Pertenece este repelente oxímoron al
campo semántico de los valores, debiendo ser incluido en los subconjuntos de
actitudes y de competencias. Como es bien
sabido, unos y otros intersectan de diversas maneras, todas ellas pueriles
y aterradoras. En el caso concreto que nos ocupa, la asociación de sustantivo y
adjetivo da lugar a algunas fórmulas a cuál más pimpolluda. Puesto que es
indecoroso no sólo prohibir sino no dejar de jalear la manifestación libre y
espontánea de cualquier molesta y maleducada majadería, resulta preciso escoger
con sumo cuidado el verbo que exprese el rechazo, contundente y engolado, de
cualquier expresión decente de disidencia.

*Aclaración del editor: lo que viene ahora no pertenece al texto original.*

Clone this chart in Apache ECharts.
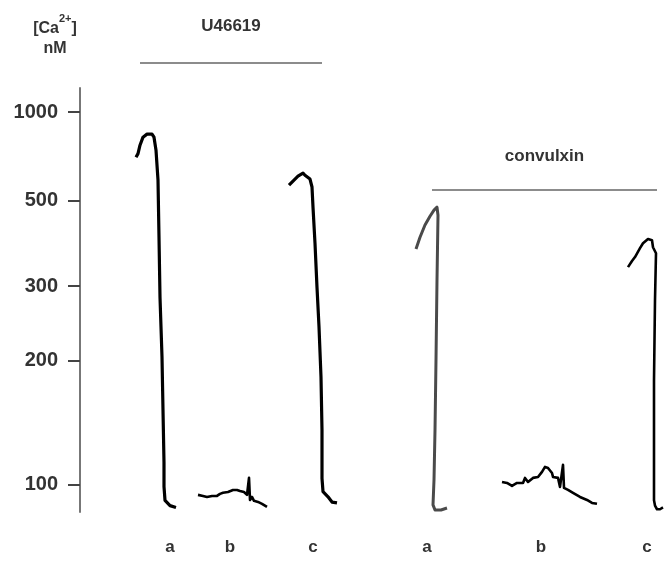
<!DOCTYPE html>
<html>
<head>
<meta charset="utf-8">
<script src="https://cdn.jsdelivr.net/npm/echarts@6/dist/echarts.min.js"></script>
<style>
  html, body { margin: 0; padding: 0; background: #fff; }
  #chart { width: 664px; height: 565px; }
</style>
</head>
<body>
<div id="chart"></div>
<script>
// [Ca2+] (nM) against time (arbitrary units, recordings placed side by side)
const u46619A_t  = [56, 58, 60, 63, 67, 72, 74, 76, 78, 79, 80, 82, 83, 84, 84, 85, 90, 96];
const u46619A_ca = [681, 700, 748, 799, 820, 820, 799, 719, 576, 398, 282, 204, 153, 114, 99, 91, 88, 87];

const u46619B_t  = [118, 123, 127, 132, 137, 140, 143, 148, 153, 157, 160, 164, 167, 169, 170, 172, 174, 178, 182, 187];
const u46619B_ca = [94.1, 93.5, 92.9, 93.5, 93.5, 94.7, 95.3, 95.8, 97.0, 97.0, 96.4, 95.8, 94.1, 104.3, 91.2, 92.9, 90.7, 90.1, 89.0, 87.3];

const u46619C_t  = [209, 213, 218, 223, 225, 230, 232, 233, 235, 237, 239, 241, 242, 242, 243, 248, 252, 257];
const u46619C_ca = [556, 572, 592, 605, 596, 580, 549, 480, 384, 298, 240, 183, 137, 104, 96, 93, 90, 89.5];

const convA_t  = [336, 340, 345, 350, 354, 357, 358, 357, 356, 355, 354, 353, 355, 361, 367];
const convA_ca = [371, 398, 429, 453, 471, 480, 456, 310, 201, 137, 103, 88.4, 85.6, 85.6, 86.7];

const convB_t  = [422, 427, 432, 437, 443, 445, 448, 453, 458, 462, 465, 468, 472, 473, 478, 480, 483, 484, 488, 493, 500, 507, 512, 517];
const convB_ca = [101.8, 101.2, 99.4, 101.2, 101.2, 104.3, 101.8, 104.3, 104.9, 108.1, 111.3, 110.6, 107.4, 104.9, 104.3, 98.8, 112.6, 98.2, 97.0, 95.3, 92.9, 91.2, 89.5, 89.0];

const convC_t  = [548, 552, 555, 560, 563, 568, 572, 573, 576, 575, 574, 574, 574, 575, 577, 580, 583];
const convC_ca = [334, 346, 354, 373, 384, 394, 391, 375, 362, 278, 180, 123, 91, 88, 86, 86, 87];

// y tick labels (nM) and trace labels under the recordings
const yTicks = [100, 200, 300, 500, 1000];
const traceLetters = ['a', 'b', 'c', 'a', 'b', 'c'];
const traceLetterT = [90, 150, 233, 347, 461, 567];

// stimulus bars
const stimulusNames = ['U46619', 'convulxin'];
const stimulusStart = [60, 352];
const stimulusEnd = [242, 577];

// the axis is linear in fluorescence ratio: R ~ Ca / (Ca + Kd)
const KD = 200;
const toRatio = ca => ca / (ca + KD);
const tickRatios = yTicks.map(toRatio);

const pairs = (t, ca) => t.map((x, i) => [x, toRatio(ca[i])]);

const FONT = 'Liberation Sans';
const TEXT = '#333';

function trace(name, t, ca, color, width) {
  return {
    name: name,
    type: 'line',
    data: pairs(t, ca),
    showSymbol: false,
    lineStyle: { color: color, width: width, join: 'round' },
    animation: false
  };
}

const chart = echarts.init(document.getElementById('chart'));

chart.setOption({
  backgroundColor: '#fff',
  animation: false,
  grid: { left: 80, right: 0, top: 88, bottom: 53 },
  xAxis: {
    type: 'value',
    min: 0,
    max: 584,
    axisLine: { show: false },
    axisTick: { show: false },
    splitLine: { show: false },
    axisLabel: {
      customValues: traceLetterT,
      formatter: v => traceLetters[traceLetterT.indexOf(v)] || '',
      margin: 27,
      fontFamily: FONT,
      fontWeight: 'bold',
      fontSize: 17,
      color: TEXT
    }
  },
  yAxis: {
    type: 'value',
    min: toRatio(84.5),
    max: toRatio(1290),
    splitLine: { show: false },
    axisLine: { show: true, lineStyle: { color: '#777', width: 2 } },
    axisTick: {
      show: true,
      customValues: tickRatios,
      length: 12,
      lineStyle: { color: '#444', width: 2 }
    },
    axisLabel: {
      customValues: tickRatios,
      formatter: v => {
        const i = tickRatios.findIndex(r => Math.abs(r - v) < 1e-9);
        return i >= 0 ? String(yTicks[i]) : '';
      },
      margin: 22,
      fontFamily: FONT,
      fontWeight: 'bold',
      fontSize: 20,
      color: TEXT
    }
  },
  series: [
    trace('U46619 a', u46619A_t, u46619A_ca, '#000', 3.2),
    trace('U46619 b', u46619B_t, u46619B_ca, '#000', 2.6),
    trace('U46619 c', u46619C_t, u46619C_ca, '#000', 3.2),
    trace('convulxin a', convA_t, convA_ca, '#4a4a4a', 3),
    trace('convulxin b', convB_t, convB_ca, '#000', 2.6),
    trace('convulxin c', convC_t, convC_ca, '#000', 2.6)
  ]
});

// stimulus bars and their labels, x taken from the time axis
const barY = [63, 190];
const labelY = [26, 156];
const graphics = [];
stimulusNames.forEach((name, i) => {
  const x0 = chart.convertToPixel({ gridIndex: 0 }, [stimulusStart[i], 0])[0];
  const x1 = chart.convertToPixel({ gridIndex: 0 }, [stimulusEnd[i], 0])[0];
  graphics.push({
    type: 'line',
    shape: { x1: x0, y1: barY[i], x2: x1, y2: barY[i] },
    style: { stroke: '#666', lineWidth: 1.6 }
  });
  graphics.push({
    type: 'text',
    style: {
      text: name,
      x: (x0 + x1) / 2,
      y: labelY[i],
      align: 'center',
      verticalAlign: 'middle',
      font: 'bold 17px "' + FONT + '"',
      fill: TEXT
    }
  });
});

// y axis title
graphics.push({
  type: 'text',
  style: {
    text: '{b|[Ca}{s|2+}{b|]}',
    x: 55,
    y: 25,
    align: 'center',
    verticalAlign: 'middle',
    rich: {
      b: { fontFamily: FONT, fontWeight: 'bold', fontSize: 16, fill: TEXT, color: TEXT, lineHeight: 24, verticalAlign: 'bottom' },
      s: { fontFamily: FONT, fontWeight: 'bold', fontSize: 11, fill: TEXT, color: TEXT, lineHeight: 24, verticalAlign: 'top' }
    }
  }
});
graphics.push({
  type: 'text',
  style: {
    text: 'nM',
    x: 55,
    y: 49,
    align: 'center',
    verticalAlign: 'middle',
    font: 'bold 16px "' + FONT + '"',
    fill: TEXT
  }
});

chart.setOption({ graphic: graphics });
</script>
</body>
</html>
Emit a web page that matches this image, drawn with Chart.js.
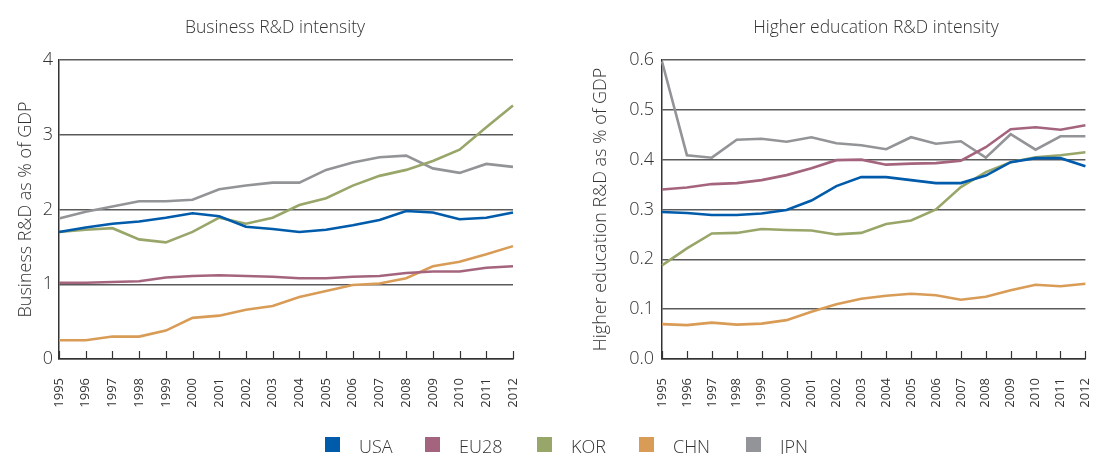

Primero se normaliza semánticamente una aberración; a continuación, se
persigue hasta los extremos legales
la protesta que haya generado. Si alguien muestra su desnudez sobre un altar o
berrea que cuelguen de una farola a quien encarne un resto de autoridad en
nuestra sociedad, se discute bizantinamente sobre los límites humorísticos de
la libertad de expresión. Si alguien denuncia para castigar la ofensa, con escandalizados
aspavientos se le etiqueta de provocador. Con más exactitud, se le acusa de crispar la convivencia. Por circunspecto
patriotismo, como cada quien es lo
que hace, merece la tajante condena del ostracismo.